Do you know B.I.? It’s a time you might not even know anymore: “Before Internet”. I heard this term from Joi Ito the director of the MIT Media Lab.
B.I. determines a point in time starting an evolution which has changed the way we do business.
OK, this is no big news to all who regularly use online services, try to sell via the internet or use it to stay up to date. But are we aware of the different ways it affects our business life?
We continuously build business on each other, the internet makes it even more visible. Google for example benefits from any new website coming up, it is a new resource they can show and it means more users being interested in the web. Tools like Buffer exist because others have created services like Facebook, Twitter and Google+, it is the invitation to share news that enables Buffer to have a business case.
This evolution continues and has reached traditional business in a way which is unexpected for most of them.
In their effort to be on top of business, they create websites, create tools to show their services or bring their product closer to the users. The missing detail, which is not always realized, is the how much the methods being used to create and succeed in business have changed.
This evolution can be described with three “internet eras”: B.I., Web 2.0 and now.
The B.I. time is the world of traditional methods. An idea always needs a plan and a description, but in those times it had to be well thought through in order to be presented and decided upon. the presentation was the enable for action.
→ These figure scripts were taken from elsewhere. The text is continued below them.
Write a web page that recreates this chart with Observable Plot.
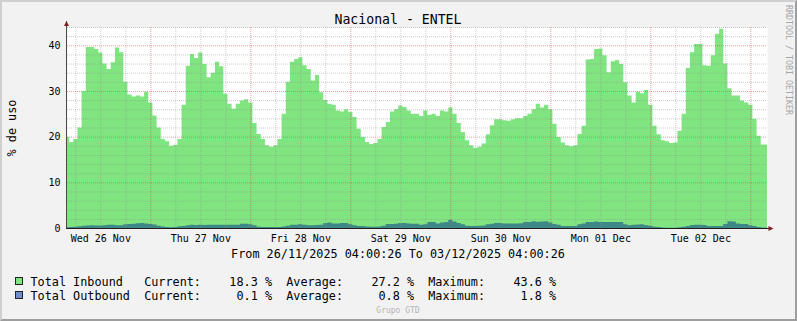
<!DOCTYPE html>
<html>
<head>
<meta charset="utf-8">
<script src="https://cdn.jsdelivr.net/npm/d3@7"></script>
<script src="https://cdn.jsdelivr.net/npm/@observablehq/plot@0.6"></script>
<style>
html,body{margin:0;padding:0;background:#f2f2f2;}
#wrap{position:relative;width:797px;height:321px;background:#f2f2f2;overflow:hidden;}
#plot,#over{position:absolute;left:0;top:0;}
#border{position:absolute;left:0;top:0;width:797px;height:321px;box-sizing:border-box;border-top:2px solid #cfcfcf;border-left:2px solid #cfcfcf;border-right:2px solid #9e9e9e;border-bottom:2px solid #9e9e9e;pointer-events:none;}
#over text{font-family:"DejaVu Sans Mono",monospace;white-space:pre;}
</style>
</head>
<body>
<div id="wrap"><div id="plot"></div><svg id="over" width="797" height="321"></svg><div id="border"></div></div>
<script>
// ---- data (hourly samples from 26/11/2025 04:00:26) ----
const inbound = [
19.9,18.8,19.5,22.0,30.0,39.6,39.6,39.2,38.4,36.0,34.8,36.3,39.5,38.5,32.0,29.2,28.8,29.0,28.8,29.8,27.5,24.6,22.0,19.5,19.0,18.0,18.2,19.5,
27.0,35.5,38.1,37.2,38.4,35.9,33.0,34.0,36.4,35.4,29.4,27.2,26.1,27.2,27.9,28.2,27.5,23.0,20.6,19.5,18.1,17.8,18.1,19.5,25.0,32.0,36.4,37.0,
37.4,35.6,34.8,32.3,33.5,29.7,28.0,27.2,27.0,25.7,25.5,26.0,25.4,24.3,21.7,19.9,18.8,18.4,18.6,19.5,22.1,23.2,25.5,26.0,26.8,26.5,25.7,25.0,
25.0,24.5,25.7,24.8,25.0,24.5,25.7,25.5,26.4,25.0,23.0,21.0,19.2,18.1,17.5,17.8,18.5,20.5,22.5,23.8,23.8,23.6,23.5,23.8,24.0,24.0,24.5,25.0,
26.0,27.2,26.4,27.0,26.0,22.8,19.9,18.7,18.1,17.9,18.1,20.6,22.4,36.9,37.0,39.2,39.3,37.8,34.1,36.5,36.8,35.9,31.9,29.0,27.5,29.8,29.5,30.2,27.0,
22.4,20.5,19.2,19.0,18.6,18.7,21.3,25.0,35.0,38.5,40.3,40.3,35.6,35.5,37.8,42.5,43.6,36.0,30.6,29.0,29.0,27.9,27.5,27.0,23.9,20.2,18.3
];
const outbound = [
0.15,0.2,0.3,0.4,0.5,0.55,0.6,0.55,0.55,0.6,0.7,0.7,0.6,0.6,0.8,0.9,0.95,1.05,1.1,1.0,0.85,0.75,0.5,0.35,0.2,0.15,0.2,0.4,
0.45,0.6,0.7,0.65,0.7,0.65,0.7,0.7,0.7,0.7,0.7,0.7,0.7,0.7,0.95,0.95,0.8,0.6,0.3,0.2,0.2,0.2,0.2,0.2,0.35,0.5,0.7,0.7,
0.8,0.7,0.6,0.6,0.65,0.7,1.1,1.2,1.0,1.0,1.1,1.1,0.8,0.6,0.45,0.45,0.35,0.3,0.3,0.35,0.5,0.85,0.9,0.95,1.1,1.1,1.0,0.95,
0.95,0.7,0.8,1.3,1.3,1.0,1.2,1.3,1.8,1.4,1.1,0.8,0.5,0.45,0.45,0.5,0.55,0.8,0.95,1.1,1.1,1.0,1.0,1.0,1.0,1.05,1.3,1.3,
1.5,1.35,1.45,1.5,1.2,0.9,0.7,0.45,0.45,0.45,0.45,0.8,1.0,1.3,1.3,1.4,1.3,1.3,1.3,1.3,1.3,1.3,0.8,0.6,0.7,0.75,0.8,0.6,0.5,
0.25,0.2,0.1,0.05,0.05,0.05,0.15,0.3,0.45,0.65,0.7,0.7,0.65,0.45,0.45,0.45,0.45,0.9,1.5,1.4,1.0,0.9,0.85,0.6,0.45,0.2,0.1
];
const startTime = "2025-11-26T04:00:26Z";
const endTime = "2025-12-03T04:00:26Z";
const xTickDates = ["2025-11-26T12:00:00Z","2025-11-27T12:00:00Z","2025-11-28T12:00:00Z","2025-11-29T12:00:00Z","2025-11-30T12:00:00Z","2025-12-01T12:00:00Z","2025-12-02T12:00:00Z"];
const xTickLabels = ["Wed 26 Nov","Thu 27 Nov","Fri 28 Nov","Sat 29 Nov","Sun 30 Nov","Mon 01 Dec","Tue 02 Dec"];
const yTicks = [0,10,20,30,40];
const seriesNames = ["Total Inbound","Total Outbound"];
const currentVals = [18.3, 0.1];
const averageVals = [27.2, 0.8];
const maximumVals = [43.6, 1.8];
const titleText = "Nacional - ENTEL";
const yLabelText = "% de uso";
const rangeText = "From 26/11/2025 04:00:26 To 03/12/2025 04:00:26";
const watermark = "RRDTOOL / TOBI OETIKER";
const footer = "Grupo GTD";

// ---- build tables ----
const t0 = new Date(startTime), t1 = new Date(endTime);
function table(vals){
  const d = vals.map((v,i)=>({t:new Date(+t0 + i*3600e3), v}));
  d.push({t:t1, v:vals[vals.length-1]});
  return d;
}
const inData = table(inbound), outData = table(outbound);
const majorX = d3.utcDay.range(t0, t1).filter(d => d > t0);
const minorX = d3.utcHour.every(6).range(t0, t1).filter(d => d.getUTCHours() !== 0);
const majorY = yTicks;
const minorY = d3.range(2, 45, 2).filter(v => v % 10 !== 0);
const labelMap = new Map(xTickDates.map((d,i)=>[+new Date(d), xTickLabels[i]]));

const chart = Plot.plot({
  width: 797, height: 321,
  marginLeft: 67, marginRight: 30, marginTop: 27, marginBottom: 93,
  style: {background:"transparent", fontFamily:"DejaVu Sans Mono", fontSize:"10px", color:"#000", overflow:"visible"},
  x: {type:"utc", domain:[t0, t1], label:null},
  y: {domain:[0, 44], label:null},
  marks: [
    Plot.frame({fill:"white", stroke:null}),
    Plot.areaY(inData, {x:"t", y:"v", fill:"#80e480", curve:"step"}),
    Plot.areaY(outData, {x:"t", y:"v", fill:"#3f8888", curve:"step"}),
    Plot.ruleY(minorY, {stroke:"#8f8f8f", strokeOpacity:0.45, strokeDasharray:"1,1"}),
    Plot.ruleX(minorX, {stroke:"#8f8f8f", strokeOpacity:0.45, strokeDasharray:"1,1"}),
    Plot.ruleY(majorY.filter(v=>v>0), {stroke:"#de4f4f", strokeOpacity:0.55, strokeDasharray:"1,1"}),
    Plot.ruleX(majorX, {stroke:"#de4f4f", strokeOpacity:0.55, strokeDasharray:"1,1"}),
    Plot.axisX(xTickDates.map(d=>new Date(d)), {tickSize:0, tickPadding:6, label:null, tickFormat:d=>labelMap.get(+d), fontSize:10}),
    Plot.axisY(yTicks, {tickSize:0, tickPadding:7, label:null, fontSize:10})
  ]
});
document.getElementById("plot").appendChild(chart);

// ---- decorations (axis lines, arrows, texts) ----
const sx = chart.scale("x"), sy = chart.scale("y");
const X0 = sx.apply(t0), X1 = sx.apply(t1), Y0 = sy.apply(0), Ytop = sy.apply(44);
const ns = "http://www.w3.org/2000/svg";
const over = document.getElementById("over");
function el(tag, attrs, text){
  const e = document.createElementNS(ns, tag);
  for (const k in attrs) e.setAttribute(k, attrs[k]);
  if (text != null) e.textContent = text;
  over.appendChild(e);
  return e;
}
// axes
el("line", {x1:X0-0.5, x2:X0-0.5, y1:Y0+0.5, y2:Ytop-6, stroke:"#4a4a4a", "stroke-width":1});
el("line", {x1:X0-1, x2:X1+3, y1:Y0+0.5, y2:Y0+0.5, stroke:"#1f1f1f", "stroke-width":1});
el("polygon", {points:`${X0-3},${Ytop-1} ${X0+2},${Ytop-1} ${X0-0.5},${Ytop-6}`, fill:"#801f1f"});
el("polygon", {points:`${X1+1.5},${Y0-2} ${X1+1.5},${Y0+3} ${X1+6.5},${Y0+0.5}`, fill:"#801f1f"});
// title
el("text", {x:398, y:24, "text-anchor":"middle", "font-size":"13.2px", fill:"#000"}, titleText);
// y label
el("text", {transform:"translate(15.5,128) rotate(-90)", "text-anchor":"middle", "font-size":"11.8px", fill:"#000"}, yLabelText);
// watermark
el("text", {transform:"translate(785.5,5) rotate(90)", "text-anchor":"start", "font-size":"8.3px", fill:"#a6a6a6"}, watermark);
// range
el("text", {x:398, y:258, "text-anchor":"middle", "font-size":"11.8px", fill:"#000"}, rangeText);
// legend
const boxColors = ["#80e480","#6f8ecb"];
seriesNames.forEach((name, i) => {
  const base = 286 + i*14;
  el("rect", {x:15.5, y:base-8.5, width:7, height:7, fill:boxColors[i], stroke:"#222", "stroke-width":1});
  const s = name.padEnd(16) + "Current:" + currentVals[i].toFixed(1).padStart(8) + " %  Average:" +
            averageVals[i].toFixed(1).padStart(8) + " %  Maximum:" + maximumVals[i].toFixed(1).padStart(8) + " %";
  el("text", {x:30.5, y:base, "font-size":"11.8px", fill:"#000"}, s);
});
// footer
el("text", {x:398, y:313, "text-anchor":"middle", "font-size":"8px", fill:"#b4b4b4"}, footer);
</script>
</body>
</html>
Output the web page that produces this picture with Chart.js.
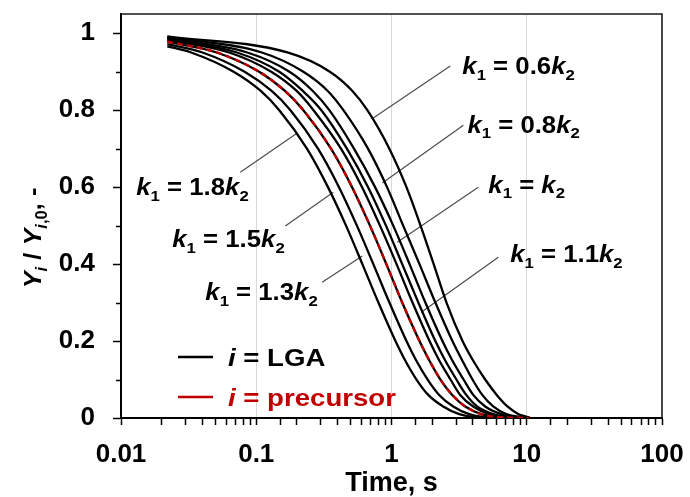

It is the time of “Publish or Perish”, research or ideas had to be presented to be seen.
With the internet becoming widely available working methods and the way we wanted to be persuaded changed. This is about the time when Web 2.0 was hype. Ideas, projects and plans are still needed, but the planning process changed to include demonstrations instead of presentations. We wanted to see that it might work and looked for a model or demonstration. This is the time for which Nicholas Negroponte famously said “Demo or die”. Nicholas Negroponte, the founder of the MIT Media Lab, implied then that the ability to demonstrate once would be enough of an invitation for others to develop and do whatever necessary to make it work.
The last evolution is “Deploy or Die”, as it is called by Joi Ito. You can watch his TED talk here: Want to innovate? Become a “now-ist”. The basics remain unchanged, a projct still needs ideas and a plan, but it is change which has now been embedded in projects.
We know that a project often doesn’t have a crystal clear end, we accepted that a constant evolution is the way to go. Brands create their logos and will make it go with time, sometimes changing almost imperceptible details. IT is similar, in all the companies I have seen some tools had been there for a very long time. In one of them it was a time tracking system which has been around for more than 20 years. It started as a simple tool, change then required a new project and a lot of user requests. Today it is constantly adapted, thus remaining on top of technology and responding to user needs.
Unfortunately a lot of “traditional” companies keep the old project planning approach, selecting, defining, starting and making the project will go by milestones, requiring a lot of time for each one. In fact until the project ends, the environment will usually have changed, leaving the company lagging behind the market more and more.
For a long time perfection in customer service meant to provide tools which work without errors, which is why developers tried to create error free tools prior to deployment. Now, deployment is the moment we share our product with our customers. Knowing that the experience will not be error free, the target is to make sure that customer experience is good, even when errors occur. In other words, perfection has become the ability to keep up with market speed and customer relationship.
It is all about communication.
The internet makes things look simple. Those who want to use it, can do so without wondering about the complexity behind it. Things change the moment we want to use it for business, even more so, when we do it to reach a global market. Effective communication means to understand the way users want to communicate, that is their language as well as their needs. Understanding both, we will remain adaptable to the market and not only survive but deploy successful products.